Nothing unusual here, you might think. For as long as there have been offices, people have loathed or lusted after colleagues at a nearby desk. Yet the quality of this row is different. It's rawer, nastier and more accelerated than it used to be. It is also more common, and there is a reason for that. It is called e-mail.
Not so long ago, the war between Ms A and Mr B would have been waged in the form of containable skirmishes on accepted battlegrounds. There would have been tension at meetings, bitchy gossip in the pub after work. Memos might have been exchanged, but the fact that time would have elapsed between dictation and signature would have kept the lid on the dispute. There might have been words on the telephone but they would have been more guarded, less openly hostile, than anything typed in the heat of the moment on to a computer screen.
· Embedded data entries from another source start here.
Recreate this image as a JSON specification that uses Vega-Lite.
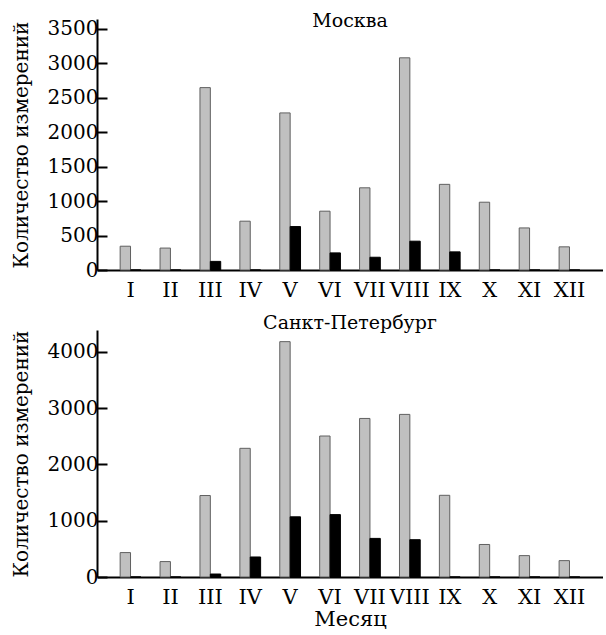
{
  "$schema": "https://vega.github.io/schema/vega-lite/v6.json",
  "background": "white",
  "padding": {"left": 11, "top": 11, "right": 0, "bottom": 0},
  "config": {
    "font": "DejaVu Serif",
    "view": {"stroke": null},
    "axis": {"labelFont": "DejaVu Serif", "titleFont": "DejaVu Serif", "labelColor": "black", "titleColor": "black", "domainColor": "black", "tickColor": "black", "grid": false, "titleFontWeight": "normal"},
    "title": {"font": "DejaVu Serif", "fontSize": 19, "fontWeight": "normal", "color": "black"},
    "concat": {"spacing": 14}
  },
  "data": {"values": [
    {"city": "Москва", "month": "I", "series": "1", "value": 345},
    {"city": "Москва", "month": "II", "series": "1", "value": 318},
    {"city": "Москва", "month": "III", "series": "1", "value": 2645},
    {"city": "Москва", "month": "IV", "series": "1", "value": 708},
    {"city": "Москва", "month": "V", "series": "1", "value": 2278},
    {"city": "Москва", "month": "VI", "series": "1", "value": 853},
    {"city": "Москва", "month": "VII", "series": "1", "value": 1192},
    {"city": "Москва", "month": "VIII", "series": "1", "value": 3077},
    {"city": "Москва", "month": "IX", "series": "1", "value": 1242},
    {"city": "Москва", "month": "X", "series": "1", "value": 983},
    {"city": "Москва", "month": "XI", "series": "1", "value": 610},
    {"city": "Москва", "month": "XII", "series": "1", "value": 336},
    {"city": "Москва", "month": "I", "series": "2", "value": 0},
    {"city": "Москва", "month": "II", "series": "2", "value": 0},
    {"city": "Москва", "month": "III", "series": "2", "value": 125},
    {"city": "Москва", "month": "IV", "series": "2", "value": 0},
    {"city": "Москва", "month": "V", "series": "2", "value": 630},
    {"city": "Москва", "month": "VI", "series": "2", "value": 248},
    {"city": "Москва", "month": "VII", "series": "2", "value": 185},
    {"city": "Москва", "month": "VIII", "series": "2", "value": 418},
    {"city": "Москва", "month": "IX", "series": "2", "value": 263},
    {"city": "Москва", "month": "X", "series": "2", "value": 0},
    {"city": "Москва", "month": "XI", "series": "2", "value": 0},
    {"city": "Москва", "month": "XII", "series": "2", "value": 0},
    {"city": "Санкт-Петербург", "month": "I", "series": "1", "value": 434},
    {"city": "Санкт-Петербург", "month": "II", "series": "1", "value": 274},
    {"city": "Санкт-Петербург", "month": "III", "series": "1", "value": 1448},
    {"city": "Санкт-Петербург", "month": "IV", "series": "1", "value": 2287},
    {"city": "Санкт-Петербург", "month": "V", "series": "1", "value": 4183},
    {"city": "Санкт-Петербург", "month": "VI", "series": "1", "value": 2506},
    {"city": "Санкт-Петербург", "month": "VII", "series": "1", "value": 2818},
    {"city": "Санкт-Петербург", "month": "VIII", "series": "1", "value": 2890},
    {"city": "Санкт-Петербург", "month": "IX", "series": "1", "value": 1452},
    {"city": "Санкт-Петербург", "month": "X", "series": "1", "value": 578},
    {"city": "Санкт-Петербург", "month": "XI", "series": "1", "value": 380},
    {"city": "Санкт-Петербург", "month": "XII", "series": "1", "value": 291},
    {"city": "Санкт-Петербург", "month": "I", "series": "2", "value": 0},
    {"city": "Санкт-Петербург", "month": "II", "series": "2", "value": 0},
    {"city": "Санкт-Петербург", "month": "III", "series": "2", "value": 53},
    {"city": "Санкт-Петербург", "month": "IV", "series": "2", "value": 356},
    {"city": "Санкт-Петербург", "month": "V", "series": "2", "value": 1070},
    {"city": "Санкт-Петербург", "month": "VI", "series": "2", "value": 1109},
    {"city": "Санкт-Петербург", "month": "VII", "series": "2", "value": 686},
    {"city": "Санкт-Петербург", "month": "VIII", "series": "2", "value": 663},
    {"city": "Санкт-Петербург", "month": "IX", "series": "2", "value": 0},
    {"city": "Санкт-Петербург", "month": "X", "series": "2", "value": 0},
    {"city": "Санкт-Петербург", "month": "XI", "series": "2", "value": 0},
    {"city": "Санкт-Петербург", "month": "XII", "series": "2", "value": 0}
  ]},
  "vconcat": [
    {
      "width": 506, "height": 251,
      "title": {"text": "Москва", "offset": -12},
      "transform": [{"filter": "datum.city === 'Москва'"}],
      "mark": {"type": "bar", "strokeWidth": 1},
      "encoding": {
        "x": {"field": "month", "type": "nominal", "sort": ["I","II","III","IV","V","VI","VII","VIII","IX","X","XI","XII"],
              "scale": {"paddingInner": 0.48, "paddingOuter": 0.58},
              "axis": {"title": null, "labelAngle": 0, "ticks": false, "domainWidth": 2, "labelFontSize": 21, "labelPadding": 9}},
        "xOffset": {"field": "series", "type": "nominal", "sort": ["1","2"], "scale": {"paddingInner": 0}},
        "y": {"field": "value", "type": "quantitative", "scale": {"domain": [0, 3640], "nice": false},
              "axis": {"values": [0,500,1000,1500,2000,2500,3000,3500], "format": "d", "tickSize": -10, "tickWidth": 2, "domainWidth": 2, "labelPadding": 9, "labelFontSize": 20, "title": "Количество измерений", "titleFontSize": 20, "titlePadding": 16}},
        "color": {"field": "series", "type": "nominal", "scale": {"domain": ["1","2"], "range": ["#c0c0c0", "#000000"]}, "legend": null},
        "stroke": {"field": "series", "type": "nominal", "scale": {"domain": ["1","2"], "range": ["#606060", "#000000"]}, "legend": null}
      }
    },
    {
      "width": 506, "height": 247,
      "title": {"text": "Санкт-Петербург", "offset": -3},
      "transform": [{"filter": "datum.city === 'Санкт-Петербург'"}],
      "mark": {"type": "bar", "strokeWidth": 1},
      "encoding": {
        "x": {"field": "month", "type": "nominal", "sort": ["I","II","III","IV","V","VI","VII","VIII","IX","X","XI","XII"],
              "scale": {"paddingInner": 0.48, "paddingOuter": 0.58},
              "axis": {"title": "Месяц", "titleFontSize": 21, "titlePadding": 1, "labelAngle": 0, "ticks": false, "domainWidth": 2, "labelFontSize": 21, "labelPadding": 9}},
        "xOffset": {"field": "series", "type": "nominal", "sort": ["1","2"], "scale": {"paddingInner": 0}},
        "y": {"field": "value", "type": "quantitative", "scale": {"domain": [0, 4390], "nice": false},
              "axis": {"values": [0,1000,2000,3000,4000], "format": "d", "tickSize": -10, "tickWidth": 2, "domainWidth": 2, "labelPadding": 9, "labelFontSize": 20, "title": "Количество измерений", "titleFontSize": 20, "titlePadding": 16}},
        "color": {"field": "series", "type": "nominal", "scale": {"domain": ["1","2"], "range": ["#c0c0c0", "#000000"]}, "legend": null},
        "stroke": {"field": "series", "type": "nominal", "scale": {"domain": ["1","2"], "range": ["#606060", "#000000"]}, "legend": null}
      }
    }
  ]
}
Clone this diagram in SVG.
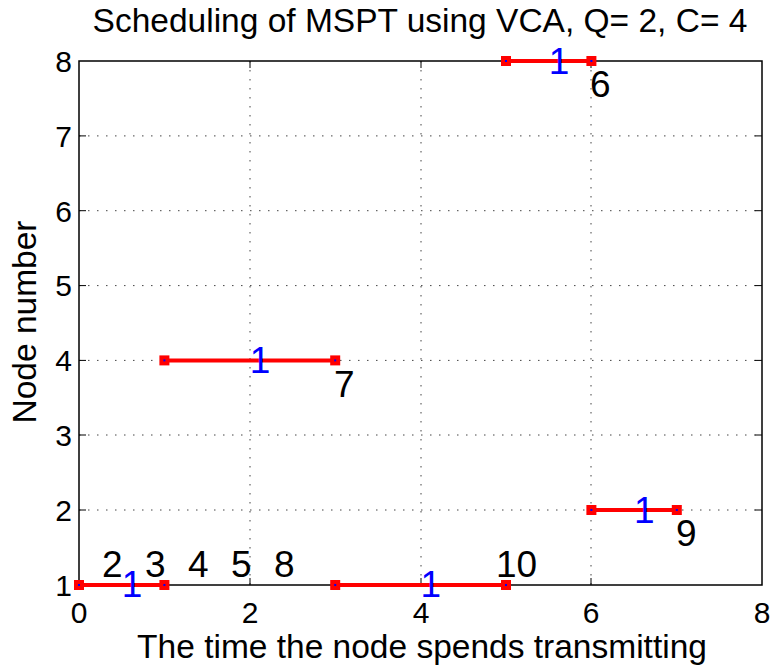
<svg xmlns="http://www.w3.org/2000/svg" width="776" height="669" viewBox="0 0 776 669">
<style>
text{font-family:"Liberation Sans",Arial,sans-serif;fill:#000}
.grid{stroke:#444;stroke-width:1;stroke-dasharray:1.5 7.5;fill:none}
.axis{stroke:#000;stroke-width:1.5;fill:none}
.tick{stroke:#000;stroke-width:1}
.tl{font-size:30px}
.seg{stroke:#f00;stroke-width:4}
.lbl{font-size:37px}
.one{font-size:37px;fill:#00f}
</style>
<defs>
<g id="mk"><rect x="-5" y="-5" width="10" height="10" fill="#f00"/><rect x="-1" y="-1" width="2" height="2" fill="#00f"/></g>
</defs>
<rect width="776" height="669" fill="#fff"/>
<g id="grid">
<line class="grid" x1="250" y1="61" x2="250" y2="585"/>
<line class="grid" x1="421" y1="61" x2="421" y2="585"/>
<line class="grid" x1="591" y1="61" x2="591" y2="585"/>
<line class="grid" x1="79" y1="510" x2="762" y2="510"/>
<line class="grid" x1="79" y1="435" x2="762" y2="435"/>
<line class="grid" x1="79" y1="360.4" x2="762" y2="360.4"/>
<line class="grid" x1="79" y1="285.6" x2="762" y2="285.6"/>
<line class="grid" x1="79" y1="210.7" x2="762" y2="210.7"/>
<line class="grid" x1="79" y1="135.9" x2="762" y2="135.9"/>
</g>
<g id="axes">
<rect class="axis" x="79" y="61" width="683" height="524"/>
<path class="tick" d="M250 585v-7M421 585v-7M591 585v-7M250 61v7M421 61v7M591 61v7M79 510h7M79 435h7M79 360.4h7M79 285.6h7M79 210.7h7M79 135.9h7M762 510h-7M762 435h-7M762 360.4h-7M762 285.6h-7M762 210.7h-7M762 135.9h-7"/>
<g class="tl" text-anchor="middle">
<text x="79" y="623">0</text><text x="250" y="623">2</text><text x="421" y="623">4</text><text x="591" y="623">6</text><text x="762" y="623">8</text>
</g>
<g class="tl" text-anchor="end">
<text x="72" y="596">1</text><text x="72" y="521">2</text><text x="72" y="446">3</text><text x="72" y="371">4</text><text x="72" y="296">5</text><text x="72" y="222">6</text><text x="72" y="147">7</text><text x="72" y="72">8</text>
</g>
<text x="420" y="32" text-anchor="middle" style="font-size:33.5px">Scheduling of MSPT using VCA, Q= 2, C= 4</text>
<text x="422" y="658" text-anchor="middle" style="font-size:33.5px">The time the node spends transmitting</text>
<text transform="translate(36 322) rotate(-90)" text-anchor="middle" style="font-size:33.5px">Node number</text>
</g>
<g id="connectors">
<line class="seg" x1="79" y1="585" x2="164.4" y2="585"/>
<line class="seg" x1="335.2" y1="585" x2="506" y2="585"/>
<line class="seg" x1="164.4" y1="360.4" x2="335.2" y2="360.4"/>
<line class="seg" x1="506" y1="61" x2="591.4" y2="61"/>
<line class="seg" x1="591.4" y1="510" x2="676.8" y2="510"/>
</g>
<g id="node-seg1">
<use href="#mk" x="79" y="585"/><use href="#mk" x="164.4" y="585"/>
<text class="one" x="121.7" y="597">1</text>
</g>
<g id="node-seg2">
<use href="#mk" x="335.2" y="585"/><use href="#mk" x="506" y="585"/>
<text class="one" x="420.6" y="597">1</text>
</g>
<g id="node-seg3">
<use href="#mk" x="164.4" y="360.4"/><use href="#mk" x="335.2" y="360.4"/>
<text class="one" x="249.8" y="373.4">1</text>
</g>
<g id="node-seg4">
<use href="#mk" x="506" y="61"/><use href="#mk" x="591.4" y="61"/>
<text class="one" x="548.7" y="74">1</text>
</g>
<g id="node-seg5">
<use href="#mk" x="591.4" y="510"/><use href="#mk" x="676.8" y="510"/>
<text class="one" x="634.1" y="523">1</text>
</g>
<g id="labels" class="lbl">
<text x="102" y="577">2</text>
<text x="145" y="577">3</text>
<text x="188" y="577">4</text>
<text x="231" y="577">5</text>
<text x="274" y="577">8</text>
<text x="496" y="577">10</text>
<text x="334" y="397">7</text>
<text x="590" y="97">6</text>
<text x="676" y="546">9</text>
</g>
</svg>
E-mail is lethal. It involves a volatile combination of immediacy and facelessness, allowing a combatant to hone the perfect, poisonous response, to strike back while emotions are high. Communicating in this way is like trying to send smoke signals by lighting a bush fire in a gale.
One might expect, in an age of image management, that the new technology would offer concealment, a general smoothing of relations. Yet electronic mail offers the most devastatingly honest, unmediated form of written contact that humans have ever had.
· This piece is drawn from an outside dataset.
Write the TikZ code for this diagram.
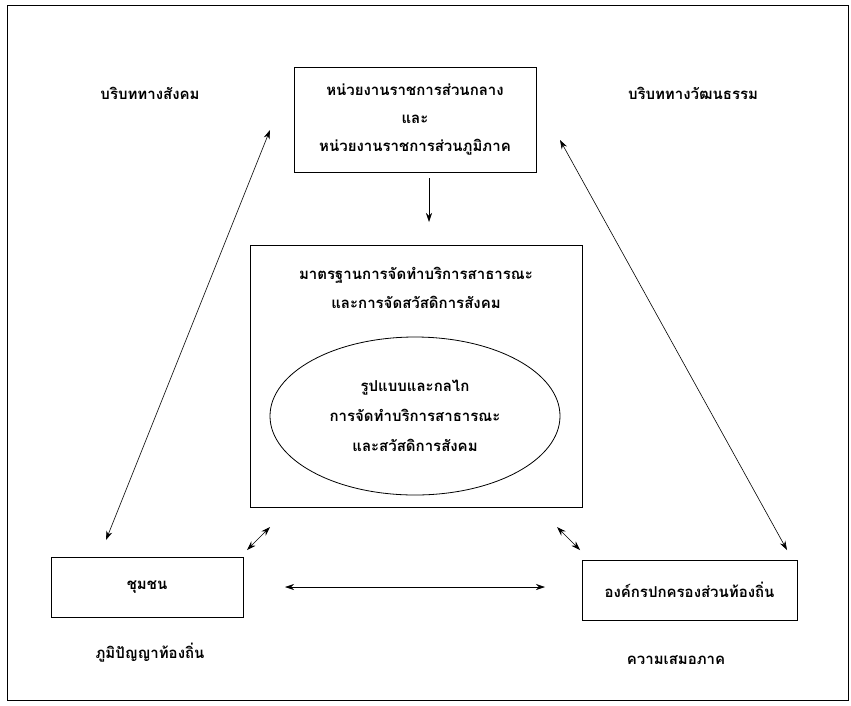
\documentclass[tikz,border=0pt]{standalone}
\usepackage{fontspec}
\newfontfamily\thaifont[Script=Thai]{Loma}
\usetikzlibrary{shapes.geometric, arrows, arrows.meta}
\tikzstyle{block} = [rectangle, draw=black, thick, text centered, align=center, font=\thaifont\bfseries\fontsize{15}{28}\selectfont]
\tikzstyle{oval} = [ellipse, draw=black, thick, text centered, align=center, font=\thaifont\bfseries\fontsize{15}{30}\selectfont]
\tikzstyle{caption} = [text centered, align=center, font=\thaifont\bfseries\fontsize{15}{29}\selectfont]
\tikzstyle{arrow} = [semithick,<->,>={Stealth[length=9pt,width=6pt]}]
\tikzstyle{darrow} = [semithick,->,>={Stealth[length=9pt,width=6pt]}]

\begin{document}
\begin{tikzpicture}[x=1pt, y=-1pt]
\useasboundingbox (0,0) rectangle (851,705);

\node (frame) at (427.5,352.5) [draw=black, thick, minimum width=841pt, minimum height=695pt] {};

\node (central) at (415,119.5) [block, minimum width=242pt, minimum height=105pt] {หน่วยงานราชการส่วนกลาง\\และ\\หน่วยงานราชการส่วนภูมิภาค};
\node (standard) at (416,376) [block, minimum width=332pt, minimum height=262pt] {};
\node (standardtext) at (416,287.5) [caption] {มาตรฐานการจัดทำบริการสาธารณะ\\และการจัดสวัสดิการสังคม};
\node (model) at (415,416) [oval, minimum width=290pt, minimum height=158pt] {รูปแบบและกลไก\\การจัดทำบริการสาธารณะ\\และสวัสดิการสังคม};
\node (community) at (147,587) [block, minimum width=192pt, minimum height=60pt] {ชุมชน};
\node (local) at (689.5,590) [block, minimum width=215pt, minimum height=60pt] {องค์กรปกครองส่วนท้องถิ่น};

\node (social) at (150,93) [caption] {บริบททางสังคม};
\node (culture) at (693,93) [caption] {บริบททางวัฒนธรรม};
\node (wisdom) at (150,653) [caption] {ภูมิปัญญาท้องถิ่น};
\node (equality) at (676,660) [caption] {ความเสมอภาค};

\coordinate (c1) at (429,178);
\coordinate (c2) at (429,222);
\coordinate (l1) at (270,130);
\coordinate (l2) at (106,540);
\coordinate (r1) at (560,140);
\coordinate (r2) at (787,550);
\coordinate (sl1) at (270,527);
\coordinate (sl2) at (247,550);
\coordinate (sr1) at (557,527);
\coordinate (sr2) at (580,550);
\coordinate (h1) at (285,587);
\coordinate (h2) at (545,587);

\draw [darrow] (c1) -- (c2);
\draw [arrow] (l1) -- (l2);
\draw [arrow] (r1) -- (r2);
\draw [arrow] (sl1) -- (sl2);
\draw [arrow] (sr1) -- (sr2);
\draw [arrow] (h1) -- (h2);

\end{tikzpicture}
\end{document}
Even the e-mail etiquette is revealing. Those who write with the edgy formality of a conventional letter, complete with paragraphs and careful punctuation, are attempting, usually without success, to distance themselves from its rush and intimacy. Others, who breathlessly dispense with capitalisation and rely on cybernetic abbreviations, are flagging a secondary message in their communication: I am busy, on the cutting edge, gotta run.
No wonder that, while A and B discovered that their mutual rage had been stoked by e-mail, others are being drawn irresistibly into e-friendship, e-lust and e-love. Electronic communication offers a direct route to the inner person, bypassing the various embarrassments and distractions that tend to impede the face-to-face or voice-to-voice contact. It allows you to be more self-revealing and yet more articulate and brave than you might be in person.
Those who find soulmates through the Net are not succumbing to a fake, cybernetic experience but to the real thing: an attraction beyond the irrelevancies of looks, background, accent or personal circumstances. It should come as no surprise when a relationship seeded in contact through two computer screens bursts into flower when the two communicators finally meet in the flesh.
For those of us who express opinions publicly and leave an electronic calling card, the result can be a response from readers more openly irritated, garrulous, jokey or flirtatious than it would be in a letter. These reactions are like all e-contact - immediate, honest and, just now and then, slightly alarming.